Rich is he that asks no more

Than of blueberries a store,

Who can snatch the clusters off,

Pleased with himself and them enough.

Fame? -- the chickadee is calling; --

Love? -- the fat pine cones are falling;

Heaven? -- the berries in the air; --

Eternity -- their juice so rare.

And if thy sorrows will not fly,

Then get thee down and softly die.

In the eddy of the breeze,

Leave the world beneath those trees,

And the purple runnel's tune

Melodize thy mossy swoon.


 'But for letters the best of our life would hardly survive the mood and the moment.' A. Bronson Alcott

      What would Alcott make of the world of today, where letters are rarely exchanged, and hurried emails and slang-filled texts are the norm? Letter-writing is a lost art; I had to teach my older children how to write letters as it is no longer part of any (public) school English curriculum. I don't know if my step-children know how to write letters; really, they're so tech-savvy they would probably view it as a weird waste of time. My children get it, perhaps only because they live with a writer.

  When is the last time you received a letter in the mail? Not a piece of business mail, but an honest-to-goodness personal letter, chatty, full of news both interesting and amusing? Same here.


 'Books' (oh, how I love them!):

 ' morsel is more delicious than a ripe book, a book whose flavor is as refreshing at the thousandth tasting as at the first.'

 'The best books appeal to the deepest in us and answer the demand.'

 '...the sight of them, the knowledge that they are within reach, accessible at any moment, rewards me when I invite their company.'


     In his essay on 'Women,' (heaven help us!) Alcott states that 'The ancient philosophers had so good an opinion of the sex, that they ascribed all sciences to the Muses, all sweetness and morality to the Graces, and prophetic inspiration to the Sybils.' While these roles and titles may be true, it is worth noting that the ancient philosophers in fact were outrageous misogynists, Plato one of the first among these ranks.


      Alcott includes an essay on the minister Henry Ward Beecher; short, but lavish and sincere in its praise for the sermons and delivery of his homily to his congregation.

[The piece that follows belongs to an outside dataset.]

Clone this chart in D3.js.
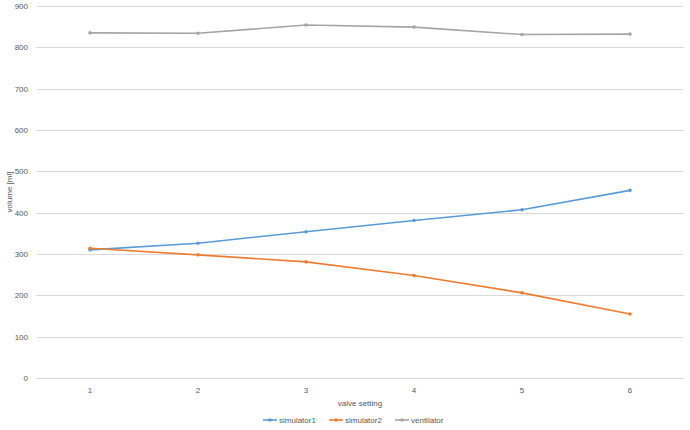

     There are several more essays in this collection; I have only included thoughts on a very small fraction. I have heard Bronson Alcott's book Tablets is also worth reading, but I'm going to wait on that until I've completed this summer's planned list; then I'll go looking for this, as well as a biography of Mary Anning, Rachel Carson (as well as her Silent Spring), and a biography of Margaret Fuller. (I own her Woman in the Nineteenth Century.)